### EXERCISE PROMPT:
Return all lines where the word "code" can be found.
:: GIVEN RECORDS ::
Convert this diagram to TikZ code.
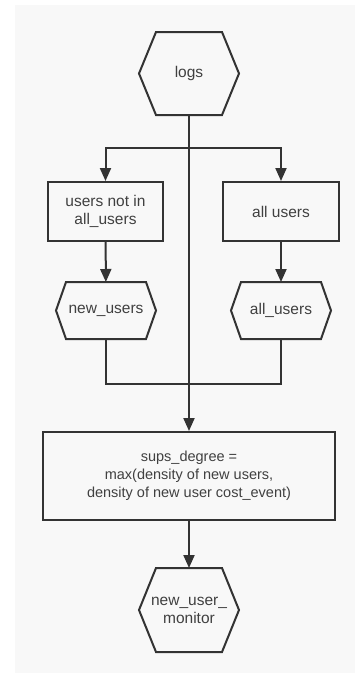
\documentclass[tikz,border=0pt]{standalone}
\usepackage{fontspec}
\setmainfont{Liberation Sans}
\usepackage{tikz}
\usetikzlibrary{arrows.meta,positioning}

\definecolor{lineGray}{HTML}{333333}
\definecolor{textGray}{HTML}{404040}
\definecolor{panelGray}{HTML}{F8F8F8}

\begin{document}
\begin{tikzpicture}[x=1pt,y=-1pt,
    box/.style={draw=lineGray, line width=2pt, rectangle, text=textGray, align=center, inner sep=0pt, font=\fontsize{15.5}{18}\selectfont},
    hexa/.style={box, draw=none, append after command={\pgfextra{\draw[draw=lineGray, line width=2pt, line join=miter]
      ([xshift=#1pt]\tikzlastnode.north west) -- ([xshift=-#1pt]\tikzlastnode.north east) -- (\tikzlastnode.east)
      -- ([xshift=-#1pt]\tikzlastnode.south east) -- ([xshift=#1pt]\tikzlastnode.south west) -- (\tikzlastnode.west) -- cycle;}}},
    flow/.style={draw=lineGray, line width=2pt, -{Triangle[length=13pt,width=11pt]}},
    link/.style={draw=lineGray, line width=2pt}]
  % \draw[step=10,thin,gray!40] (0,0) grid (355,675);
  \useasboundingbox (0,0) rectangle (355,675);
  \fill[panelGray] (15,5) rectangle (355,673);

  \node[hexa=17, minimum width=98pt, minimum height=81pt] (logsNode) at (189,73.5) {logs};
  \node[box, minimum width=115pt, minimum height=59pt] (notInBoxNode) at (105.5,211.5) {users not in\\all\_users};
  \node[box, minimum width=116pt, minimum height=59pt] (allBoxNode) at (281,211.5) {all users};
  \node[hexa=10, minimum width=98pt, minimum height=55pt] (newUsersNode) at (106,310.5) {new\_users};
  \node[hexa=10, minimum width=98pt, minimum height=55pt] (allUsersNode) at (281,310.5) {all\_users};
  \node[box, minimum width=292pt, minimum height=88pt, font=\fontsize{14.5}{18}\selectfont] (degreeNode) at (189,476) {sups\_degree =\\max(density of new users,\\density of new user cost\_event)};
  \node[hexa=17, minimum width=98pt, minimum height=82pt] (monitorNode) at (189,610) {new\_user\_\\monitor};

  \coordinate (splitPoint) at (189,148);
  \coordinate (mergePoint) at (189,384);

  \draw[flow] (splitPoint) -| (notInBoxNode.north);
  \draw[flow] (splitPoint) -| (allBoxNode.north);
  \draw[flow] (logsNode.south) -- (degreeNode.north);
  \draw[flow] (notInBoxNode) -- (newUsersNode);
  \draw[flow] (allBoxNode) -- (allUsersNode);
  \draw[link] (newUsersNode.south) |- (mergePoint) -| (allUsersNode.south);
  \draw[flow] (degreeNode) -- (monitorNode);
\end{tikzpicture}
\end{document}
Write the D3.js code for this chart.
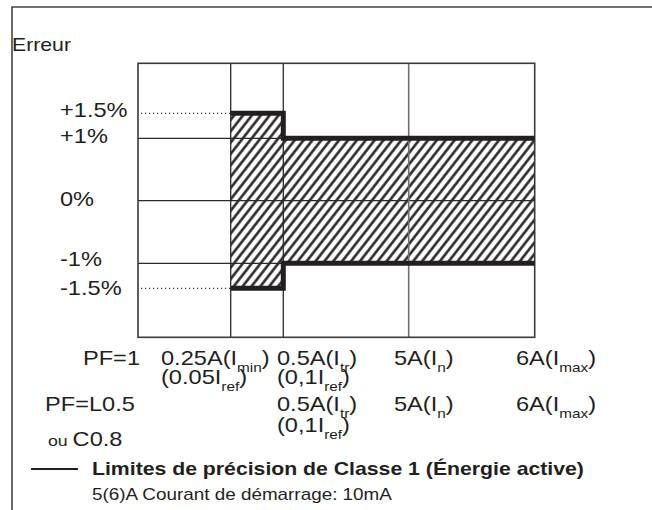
:::
### THE ANSWER:
Convert this diagram to TikZ code.
Write the D3.js code for this chart.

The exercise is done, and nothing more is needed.